I would say the Eurotunnel as you do not have to leave your vehicle, whereas on the ferries you have to go up to the passenger decks whilst crossing. Also it is far quicker.


----------



## autostratus (May 9, 2005)

*Re: Going to spain at xmas never been abroad before can you*



indian said:


> We are taking my grandson to Spain over xmas................
> Indian


Give us the bare bones of your planned trip. This should enable members to give you useful nformation.

What is the duration of your trip?..........dates of leaving and return, how many travelling days are you allowing.
Bearing in mind your Lancashire base, what time will you cross the Channel?
How long can your grandson travel without a stop or overnight.
Do you want to overnight on campsites or aires (non-autoroute)
Do you plan to travel on autoroutes as much as possible for speed or would you prefer mainly N roads (our A road equivalent).
Where in Spain are you heading.

There's a few questions to be going on with.


----------



## 91929 (May 1, 2005)

If you do go by ferry infrom the peolple when you book and when you get to the gates or collect your tickets

i think that you will find them to be very helpfull

Normal driver passengers have to climb the stairs, but there is a lift that goes from the car deck to the passenger area
You should get help from a member of staff

We normally travel from Hull to Zebrugge
Then go either across through Luxemburg (4 days to Barcelona)
or take the Coast route past Calaise (60 miles from Zebrugge)
down to the Caene area then across towards Pottires (several sites there ) and across to Limoges, Tollouse and Perpignon. (3 days to barcelona)

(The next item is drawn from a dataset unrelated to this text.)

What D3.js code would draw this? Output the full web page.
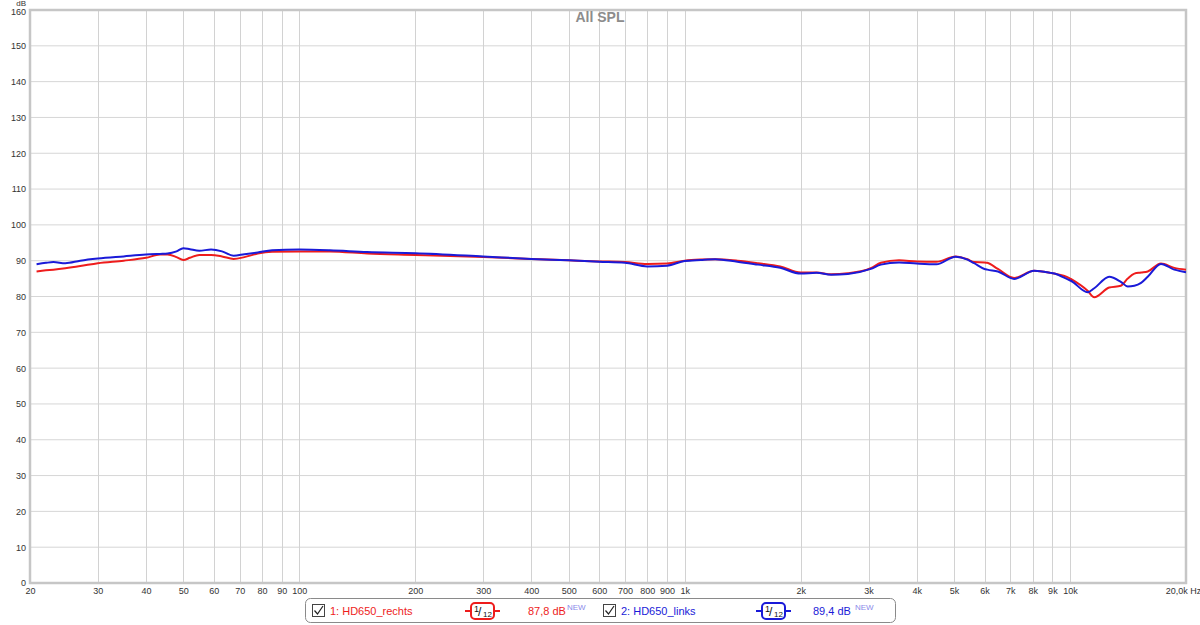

Or from Caen area down to San Sebastian

look up www.autoroute.fr and select the English version

it will calculate distance time (from your speed) and fuel + cost of

Alternative is Portsmouth > Bilbao (2 nights out - 1 night return)


----------



## 91929 (May 1, 2005)

From here on the West Cumbrian Coast it is 200 miles to Hull docks - 400 miles to Dover or channel tunnel

The trip From Hull to Zebrugge is overnight & you are only 60 miles Norrth of Calaise a sving of 140miles _ at UK fuel prices.

Portsmouth is 400 miles for us but you arrive in Bilbao and have saved 600 miles (not my figures) 

This message The main one should now be at the top of the pile


----------



## 89037 (May 12, 2005)

*Re: Going to spain at xmas never been abroad before can you*



autostratus said:


> indian said:
> 
> 
> > We are taking my grandson to Spain over xmas................
> ...


Sorry about not giving enough information about my trip,we intend to cross the channel on sat morning probably by the tunnel ,
then make our way to Benidorm as it is the most wheelchair friendly place in Spain (i am told) we hope to travel on the autoroutes stopping overnight where would you suggest preferably on aires near to autoroutes the rout given by Michelin takes you through the outskirts of paris not being very conversent with the French road signs it seems a bit daunting afraid i might take the wrong route 
Indian


----------



## autostratus (May 9, 2005)

indian

I've taken the liberty of moving the text you added to my post to the space outside the '[/quote]' in order that members may read it more easily.


----------



## peejay (May 10, 2005)

Hi indian,

Good routes, hmm, when you give one, everyone seems to know a better way but If you want mainly autoroute then this route is a possibility and is a good way to traverse Paris....

From Calais..

A26 - lens, arras onto;
A1 - towards paris, about 4 mls past C D Gaule airport bear left onto: 
A3 - to aulnay s/s bois, bondy, past A103 junc, then sharp left turn onto; 
A86 - joinville, maisons alfort, bear left (still on A86); 
A86 - creteil, thiais, fresnes onto; 
A6 - bear right onto A10 towards orleans and down to Bordeaux

There's a nice free aire just off the A10 at beaugency on the banks of the loire SW of orleans that makes a good night halt.(details in the campsite database on here).
Haven't done Spain i'm afraid so someone will have to take over from here...

pete.


----------